Die einen dachten da sicher an Dietrich Fischer-Dieskau, den Liedsänger aller deutschen Liedsänger. Andere dachten wohl eher an Worte der afrodeutschen Dichterin May Ayim: "deutschland im herbst mir graut vor dem winter". Beides steckte drin in den ersten Akkorden dieses Abends. Immer wieder zerlegten Gerzenberg, Czollek, die Mezzosopranistin Hagar Sharvit und die Klangkünstlerin Martine-Nicole Rojina auf der Bühne das gewohnte Geschehen. Sie lasen Texte über der Musik, brachen Lieder mittendrin ab oder überdröhnten alles mit Elektronikdonner. So klar die Form dieses ersten Abends war, so sehr löste sie sich über die vier Festivalwochen auch wieder auf. Am Ende improvisierten der Schriftsteller Jan Kuhlbrodt, der Sounddesigner Simon Stockhausen und Daniel Gerzenberg über einzelne Verse aus ausgewählten Liedern. Die Sängerin Sophia Burgos zitierte flüsternd aus Schuberts Heidenröslein oder aus Der Tod und das Mädchen. Verstörend. Ja, diese Lieder beschreiben Vergewaltigungsfantasien. "Warum genießen wir das?", fragt Max Czollek mich auf dem Heimweg.

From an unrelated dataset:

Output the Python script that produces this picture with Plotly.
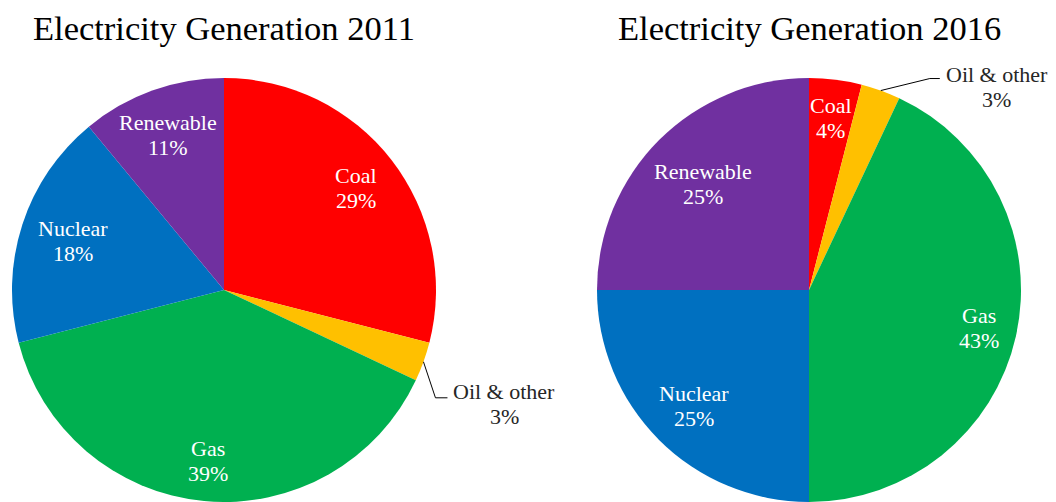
import math
import plotly.graph_objects as go

# Shares of electricity generation (%)
sources = ["Coal", "Oil & other", "Gas", "Nuclear", "Renewable"]
share_2011 = [29, 3, 39, 18, 11]
share_2016 = [4, 3, 43, 25, 25]
titles = ["Electricity Generation 2011", "Electricity Generation 2016"]

colors = ["#FF0000", "#FFC000", "#00B050", "#0070C0", "#7030A0"]

W, H = 1056, 502
FONT = "Liberation Serif"

# pie placement in pixels: centre x, centre y, radius
pies = [
    dict(cx=224, cy=290, r=212, values=share_2011, title=titles[0],
         label_frac=[0.79, None, 0.81, 0.75, 0.78],
         leader=dict(elbow=(12, 36), tail=12, text_dx=69, text_dy=-6)),
    dict(cx=809, cy=290, r=212, values=share_2016, title=titles[1],
         label_frac=[0.82, None, 0.82, 0.77, 0.71],
         leader=dict(elbow=(49, -12), tail=10, text_dx=67, text_dy=-4)),
]


def px(x):
    return x / W


def py(y):
    return 1 - y / H


fig = go.Figure()
annotations = []
shapes = []

for p in pies:
    cx, cy, r = p["cx"], p["cy"], p["r"]
    fig.add_trace(go.Pie(
        labels=sources,
        values=p["values"],
        sort=False,
        direction="clockwise",
        rotation=0,
        marker=dict(colors=colors, line=dict(width=0)),
        textinfo="none",
        hoverinfo="label+percent",
        showlegend=False,
        domain=dict(x=[px(cx - r), px(cx + r)], y=[py(cy + r), py(cy - r)]),
    ))

    # chart title
    annotations.append(dict(
        x=px(cx), y=py(28), xref="paper", yref="paper",
        text=p["title"], showarrow=False, xanchor="center", yanchor="middle",
        font=dict(family=FONT, size=34.5, color="#000000"),
    ))

    total = sum(p["values"])
    start = 0.0
    for name, val, frac in zip(sources, p["values"], p["label_frac"]):
        mid = (start + val / 2) / total * 2 * math.pi
        start += val
        sx, sy = math.sin(mid), -math.cos(mid)
        if frac is not None:
            lx, ly = cx + frac * r * sx, cy + frac * r * sy
            for txt, off in ((name, -12), (f"{val}%", 13)):
                annotations.append(dict(
                    x=px(lx), y=py(ly + off), xref="paper", yref="paper",
                    text=txt, showarrow=False, xanchor="center", yanchor="middle",
                    font=dict(family=FONT, size=22, color="#FFFFFF"),
                ))
        else:
            # small slice: label outside with a leader line
            ld = p["leader"]
            ex, ey = cx + r * sx, cy + r * sy
            bx, by = ex + ld["elbow"][0], ey + ld["elbow"][1]
            tx = bx + ld["tail"]
            shapes.append(dict(
                type="path", xref="paper", yref="paper",
                path=f"M {px(ex)},{py(ey)} L {px(bx)},{py(by)} L {px(tx)},{py(by)}",
                line=dict(color="#000000", width=1),
            ))
            lx = bx + ld["text_dx"]
            ly = by + ld["text_dy"]
            for txt, off in ((name, 0), (f"{val}%", 25)):
                annotations.append(dict(
                    x=px(lx), y=py(ly + off), xref="paper", yref="paper",
                    text=txt, showarrow=False, xanchor="center", yanchor="middle",
                    font=dict(family=FONT, size=22, color="#262626"),
                ))

fig.update_layout(
    width=W, height=H,
    margin=dict(l=0, r=0, t=0, b=0),
    paper_bgcolor="#FFFFFF",
    plot_bgcolor="#FFFFFF",
    font=dict(family=FONT),
    annotations=annotations,
    shapes=shapes,
)

fig.write_html("out.html")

Die Antwort liegt einem alt und auswendig gelernt auf der Zunge: Weil es eben Kunst ist, oder nicht? Für Czollek geht diese Rechnung aber nicht auf: "Wenn es darum geht, den Ort des guten Deutschlands zu definieren, dann sagt man: Die Politik ist böse, die Kunst ist gut. Und das funktionierte letztlich nur in dem Rezeptionsraum nach 1945, in dem Deutschsein auch hieß: nichtjüdisch, nichtmigrantisch. Man brauchte einen relativ geschlossenen Begehrensraum, der nicht gestört wurde durch andere Perspektiven. Das war die Voraussetzung, um die Fantasie einer Kunst als autonomer, kontextloser Ort neu zu erfinden."